*Task directions*: Return the lines that follow, exactly as they appear, from the first through the one containing "inf_ds_err = [0.3, 0.3, 0.6, 0.6, 0.3, 0.8]"; no pictures are to be included.

--------

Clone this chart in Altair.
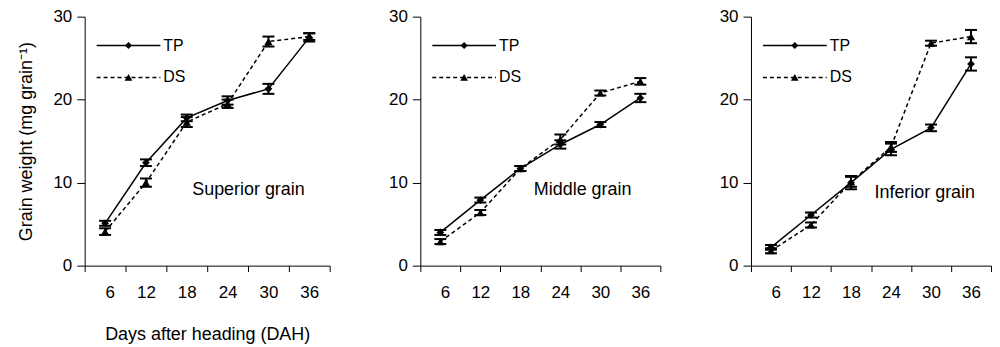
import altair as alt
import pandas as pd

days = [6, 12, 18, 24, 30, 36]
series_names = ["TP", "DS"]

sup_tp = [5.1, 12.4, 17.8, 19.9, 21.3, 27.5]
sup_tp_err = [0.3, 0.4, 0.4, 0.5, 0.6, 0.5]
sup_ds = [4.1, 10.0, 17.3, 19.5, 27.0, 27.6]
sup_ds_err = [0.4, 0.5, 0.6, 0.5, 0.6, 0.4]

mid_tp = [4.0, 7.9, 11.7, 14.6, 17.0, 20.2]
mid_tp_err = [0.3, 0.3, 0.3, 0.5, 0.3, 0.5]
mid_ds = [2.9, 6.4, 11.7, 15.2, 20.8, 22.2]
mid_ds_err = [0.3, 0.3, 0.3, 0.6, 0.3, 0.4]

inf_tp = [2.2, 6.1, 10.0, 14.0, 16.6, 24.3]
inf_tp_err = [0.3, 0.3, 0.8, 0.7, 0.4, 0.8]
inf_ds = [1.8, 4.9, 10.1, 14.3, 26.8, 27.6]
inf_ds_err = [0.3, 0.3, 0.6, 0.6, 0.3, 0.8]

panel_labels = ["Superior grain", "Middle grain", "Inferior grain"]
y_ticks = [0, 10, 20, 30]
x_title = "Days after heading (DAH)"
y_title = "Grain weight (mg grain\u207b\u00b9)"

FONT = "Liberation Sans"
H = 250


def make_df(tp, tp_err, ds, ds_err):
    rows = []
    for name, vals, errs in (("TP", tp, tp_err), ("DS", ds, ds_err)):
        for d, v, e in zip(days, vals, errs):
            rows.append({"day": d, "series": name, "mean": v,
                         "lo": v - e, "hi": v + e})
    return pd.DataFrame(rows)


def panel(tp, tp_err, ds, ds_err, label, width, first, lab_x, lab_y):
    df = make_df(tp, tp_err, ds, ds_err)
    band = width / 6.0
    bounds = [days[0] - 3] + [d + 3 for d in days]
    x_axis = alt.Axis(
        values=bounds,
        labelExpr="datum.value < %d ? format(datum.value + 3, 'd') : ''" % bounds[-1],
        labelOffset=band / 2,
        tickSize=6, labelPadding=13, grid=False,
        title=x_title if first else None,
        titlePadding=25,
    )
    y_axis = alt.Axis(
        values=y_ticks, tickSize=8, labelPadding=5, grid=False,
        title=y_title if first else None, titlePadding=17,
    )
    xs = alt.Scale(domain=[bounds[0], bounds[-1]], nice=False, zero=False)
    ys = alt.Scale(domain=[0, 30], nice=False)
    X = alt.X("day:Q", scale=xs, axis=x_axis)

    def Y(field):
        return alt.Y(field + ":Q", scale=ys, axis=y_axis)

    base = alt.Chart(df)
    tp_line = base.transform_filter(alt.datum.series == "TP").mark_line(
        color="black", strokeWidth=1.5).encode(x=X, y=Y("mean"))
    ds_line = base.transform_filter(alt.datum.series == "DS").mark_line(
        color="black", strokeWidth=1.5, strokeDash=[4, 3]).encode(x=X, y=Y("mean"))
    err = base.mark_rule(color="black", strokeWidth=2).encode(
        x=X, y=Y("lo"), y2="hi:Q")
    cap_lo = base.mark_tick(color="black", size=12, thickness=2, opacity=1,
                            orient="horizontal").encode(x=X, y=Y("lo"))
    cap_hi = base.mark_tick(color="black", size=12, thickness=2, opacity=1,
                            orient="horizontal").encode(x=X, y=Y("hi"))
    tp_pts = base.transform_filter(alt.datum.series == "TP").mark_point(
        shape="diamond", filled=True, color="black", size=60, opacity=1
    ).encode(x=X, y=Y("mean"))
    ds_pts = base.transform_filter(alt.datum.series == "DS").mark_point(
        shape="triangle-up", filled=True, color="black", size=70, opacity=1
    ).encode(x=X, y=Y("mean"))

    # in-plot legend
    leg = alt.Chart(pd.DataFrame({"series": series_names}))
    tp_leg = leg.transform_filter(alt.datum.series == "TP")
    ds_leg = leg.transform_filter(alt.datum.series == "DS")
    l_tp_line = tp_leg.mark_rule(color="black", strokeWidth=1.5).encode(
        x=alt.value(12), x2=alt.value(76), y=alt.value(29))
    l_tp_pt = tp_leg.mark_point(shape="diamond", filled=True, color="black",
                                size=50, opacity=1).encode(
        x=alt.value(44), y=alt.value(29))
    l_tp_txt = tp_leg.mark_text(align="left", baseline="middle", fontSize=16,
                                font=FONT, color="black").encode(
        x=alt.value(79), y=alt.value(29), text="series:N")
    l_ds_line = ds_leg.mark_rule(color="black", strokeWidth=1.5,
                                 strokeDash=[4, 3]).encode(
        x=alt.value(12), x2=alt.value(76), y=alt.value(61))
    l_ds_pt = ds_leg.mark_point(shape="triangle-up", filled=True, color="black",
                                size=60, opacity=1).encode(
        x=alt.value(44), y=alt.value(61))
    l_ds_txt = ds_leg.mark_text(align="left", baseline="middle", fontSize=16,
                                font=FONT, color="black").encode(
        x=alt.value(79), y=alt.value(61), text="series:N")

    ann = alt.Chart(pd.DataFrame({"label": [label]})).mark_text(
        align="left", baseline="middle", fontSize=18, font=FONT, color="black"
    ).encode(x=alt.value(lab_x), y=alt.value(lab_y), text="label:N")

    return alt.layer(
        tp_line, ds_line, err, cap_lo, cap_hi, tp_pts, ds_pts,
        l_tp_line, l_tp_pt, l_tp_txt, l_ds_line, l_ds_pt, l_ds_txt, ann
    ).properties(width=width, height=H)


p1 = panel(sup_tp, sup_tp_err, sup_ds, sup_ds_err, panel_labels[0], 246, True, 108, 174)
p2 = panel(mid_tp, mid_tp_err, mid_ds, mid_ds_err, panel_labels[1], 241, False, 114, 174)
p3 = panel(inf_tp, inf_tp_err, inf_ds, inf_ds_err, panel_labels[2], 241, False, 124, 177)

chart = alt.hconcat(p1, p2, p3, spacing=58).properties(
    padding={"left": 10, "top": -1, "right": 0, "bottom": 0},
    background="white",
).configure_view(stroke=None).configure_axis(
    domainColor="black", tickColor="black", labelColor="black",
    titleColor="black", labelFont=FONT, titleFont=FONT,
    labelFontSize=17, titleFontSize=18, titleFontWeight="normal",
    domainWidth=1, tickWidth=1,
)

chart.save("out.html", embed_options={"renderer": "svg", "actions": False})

--------

*Task output*:
Clone this chart in Altair.
import altair as alt
import pandas as pd

days = [6, 12, 18, 24, 30, 36]
series_names = ["TP", "DS"]

sup_tp = [5.1, 12.4, 17.8, 19.9, 21.3, 27.5]
sup_tp_err = [0.3, 0.4, 0.4, 0.5, 0.6, 0.5]
sup_ds = [4.1, 10.0, 17.3, 19.5, 27.0, 27.6]
sup_ds_err = [0.4, 0.5, 0.6, 0.5, 0.6, 0.4]

mid_tp = [4.0, 7.9, 11.7, 14.6, 17.0, 20.2]
mid_tp_err = [0.3, 0.3, 0.3, 0.5, 0.3, 0.5]
mid_ds = [2.9, 6.4, 11.7, 15.2, 20.8, 22.2]
mid_ds_err = [0.3, 0.3, 0.3, 0.6, 0.3, 0.4]

inf_tp = [2.2, 6.1, 10.0, 14.0, 16.6, 24.3]
inf_tp_err = [0.3, 0.3, 0.8, 0.7, 0.4, 0.8]
inf_ds = [1.8, 4.9, 10.1, 14.3, 26.8, 27.6]
inf_ds_err = [0.3, 0.3, 0.6, 0.6, 0.3, 0.8]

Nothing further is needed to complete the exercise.